It’s hard to perform an old function in a new way, which is what many investors are attempting in trying to retrofit old infrastructure for the present and future challenge of climate.
At Climate Adaptive Infrastructure, a US firm founded by Bill Green, a veteran of the asset class, the firm’s business model is finding assets that support a low-carbon and long-lived future economy. New Private Markets recently spoke with Green to understand the opportunity that hedging in favour of climate change presents, and the risks of not doing so.
What does it mean for infrastructure to be “climate adaptive”?
With many companies, you can decide on a new business model overnight. But if you build a toll road along the coast and below sea level, you can’t move that road. You can’t repurpose its business model. When you think about infrastructure – airports, toll roads, ports – it takes years to engineer it, finance it, and then it lasts for 30, 50 years. Maybe longer. But its sole purpose is that.
At CAI, we came to a realisation and understanding that while infrastructure is squarely in the line of fire of the climate crisis, the immediacy of these impacts has been largely overlooked. We found that to be both terrifying and also a significant opportunity to build a business model for this firm.
Is climate change risk simply how changing weather patterns impact assets?
Most people think of the climate crisis as physical risk: Superstorm Sandy in New York, fire season in northern California. I think most people will accept this is happening. But in certain ways, climate risk is more insidious because of what people are not talking about. The other two legs of that stool are policy and political risk.
We think this part of the conversation about the climate crisis has been largely missed, the triple-threat risk it presents to infrastructure more squarely than any other asset class.
Describe the other two legs of the climate risk stool.
Let’s take PG&E for example. PG&E is in bankruptcy. When asked, most people will say, “well that’s because of the fires”. But that’s not exactly true, the fires were a causal event. The bankruptcy was brought about by a law in California that says, “if you burn it, you buy it”. If you knew that would be enacted into law, would you still string high-voltage cables across tinder-dry forests? You might say, “well wait, this could potentially be a business model problem”.

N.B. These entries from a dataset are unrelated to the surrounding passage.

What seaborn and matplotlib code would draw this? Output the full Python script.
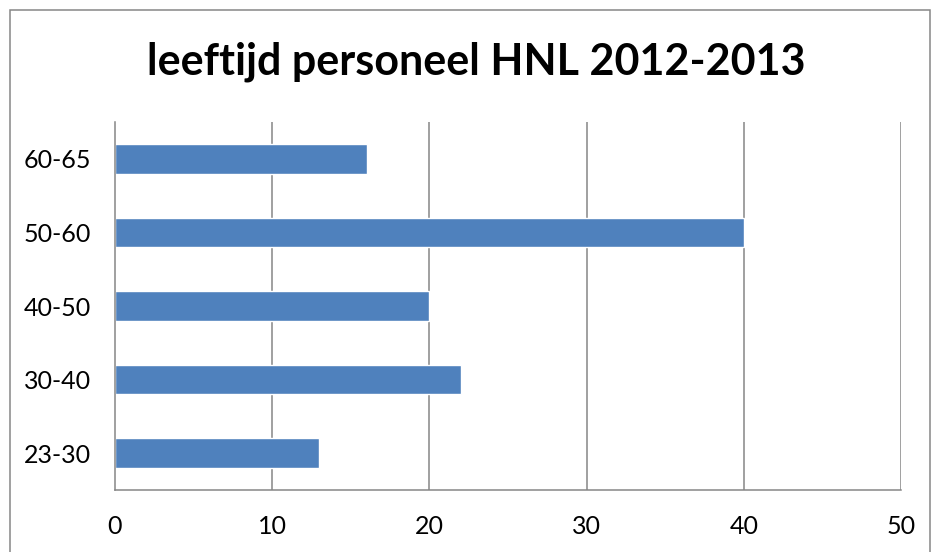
import matplotlib.pyplot as plt
import matplotlib.patches as mpatches
import pandas as pd
import seaborn as sns

# data
categories = ["60-65", "50-60", "40-50", "30-40", "23-30"]
values = [16, 40, 20, 22, 13]
x_ticks = [0, 10, 20, 30, 40, 50]

BAR_COLOR = "#4F81BD"
LINE_COLOR = "#868686"

sns.set_style("white")
plt.rcParams["font.family"] = ["Lato", "DejaVu Sans"]

df = pd.DataFrame({"leeftijd": categories, "aantal": values})

W, H = 931, 552
fig = plt.figure(figsize=(W / 100, H / 100), dpi=100)
ax = fig.add_axes([115 / W, (H - 490) / H, (901 - 115) / W, (490 - 122) / H])

sns.barplot(data=df, x="aantal", y="leeftijd", order=categories, orient="h",
            color=BAR_COLOR, width=0.4, saturation=1, ax=ax, zorder=3)

ax.set_xlim(0, 50)
ax.set_xticks(x_ticks)
ax.set_ylim(len(categories) - 0.5, -0.5)
ax.set_xlabel("")
ax.set_ylabel("")

# gridlines
for t in x_ticks[1:]:
    ax.axvline(t, color=LINE_COLOR, lw=1.1, zorder=1)

# spines
for s in ["top", "right"]:
    ax.spines[s].set_visible(False)
for s in ["left", "bottom"]:
    ax.spines[s].set_color(LINE_COLOR)
    ax.spines[s].set_linewidth(1.1)
    ax.spines[s].set_zorder(4)

# category ticks at boundaries (Excel style)
ax.set_yticks([i - 0.5 for i in range(len(categories) + 1)], minor=True)
ax.tick_params(axis="y", which="major", length=0, pad=17, labelsize=18, labelcolor="black")
ax.tick_params(axis="y", which="minor", length=8, width=1.1, color=LINE_COLOR, direction="out")
ax.tick_params(axis="x", which="major", length=8, width=1.1, color=LINE_COLOR, direction="out",
               pad=10, labelsize=18, labelcolor="black")

fig.text(476 / W, 1 - 62 / H, "leeftijd personeel HNL 2012-2013", ha="center", va="center",
         fontsize=31, fontweight="bold", color="black")

# chart border
fig.patches.append(mpatches.Rectangle((10 / W, -0.1), (930 - 10) / W, 1.1 - 10 / H,
                                      transform=fig.transFigure, fill=False,
                                      edgecolor=LINE_COLOR, lw=1.1))

fig.savefig("out.png", dpi=100)
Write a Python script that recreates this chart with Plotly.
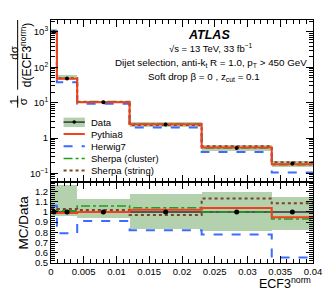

Another example, Heathrow Airport Terminal 5. Heathrow Terminal 5 was built on the premise that a third runway would be built at the airport. But when the High Court in the UK said a third runway can’t be built because it would violate the Paris Climate Accord commitment, what happens to that investment? Obviously, it’s impaired.
That’s why we call it the triple-threat risk. Physical risk, but also policy and political risk is just as detrimental to investments.
Does climate adaptive infrastructure already exist, or is this mostly new-build opportunities?
There’s both. The key is to shift the lens a little bit and think about how the asset must be part of locking in a low-carbon trajectory. Typically, these assets are purpose-built to address just that.
An obvious example is investing in solar or wind generation instead of buying a coal plant and trying to turn it into something else. Both things are happening today, but people that have interconnections in existing coal-fired plants are trying to figure out how to change their entire business model.
Like I said, infrastructure assets are long-lived, they’re permanent. You build a port to ship coal or LNG, you’re going to fight like hell to continue to ship coal and LNG because that’s what your business is setup to do.
We have to think about what service the asset delivers over time and whether it’s locking in a higher or lower carbon emissions profile.
Does an asset manager need majority ownership to lock in a low-carbon trajectory?
Not exactly. These assets come with a profile, sort of like how we’re all born with a personality. Looking at an energy asset, whether it’s transmission or generation, you can very rapidly determine, judge and evaluate the carbon impact of what that asset will do today and in the future. An easy example: if I’m looking at a coal plant, I basically know I would be buying a coal plant. I may have a vision of what I might turn it into, but today, it’s a coal plant. I have a sense of the climate profile.
This brings us to a really important question which is: how do we go about our evaluation?
So how do you?
We’ve developed proprietary climate screenings that we utilise in conjunction with every single investment we make at the firm. The climate screenings we use are the lens through which every investment is viewed once it clears primary economic hurdles.
We’re asking upfront the same questions every manager’s asking: what are the returns, risks, where is it located? But we immediately segue into a series of factors which make up the climate screening that we conduct from there. And the screening is done by members of the investment committee, not a consultant or engineer that writes up a report. Every member of the investment committee has to participate and sign off on the final score.
Why is investing in fighting climate change a business model to build a firm around?
According to some studies, the world will spend around $2 trillion per year on new and upgraded infrastructure. If we spent all of that money the right way, we would see a significant curb in global carbon emissions.
On the other hand, if we spend it the wrong way, and I’m oversimplifying here, but we would basically be guaranteeing that young people won’t have the same future that I had living my life over the past 40 or 50 years.
How we think about infrastructure becomes all-important as we seek to lock in results. That’s why we have to come at this from different ways. You can’t just change a business model. You can’t unfry an egg. Once we do it, we do it.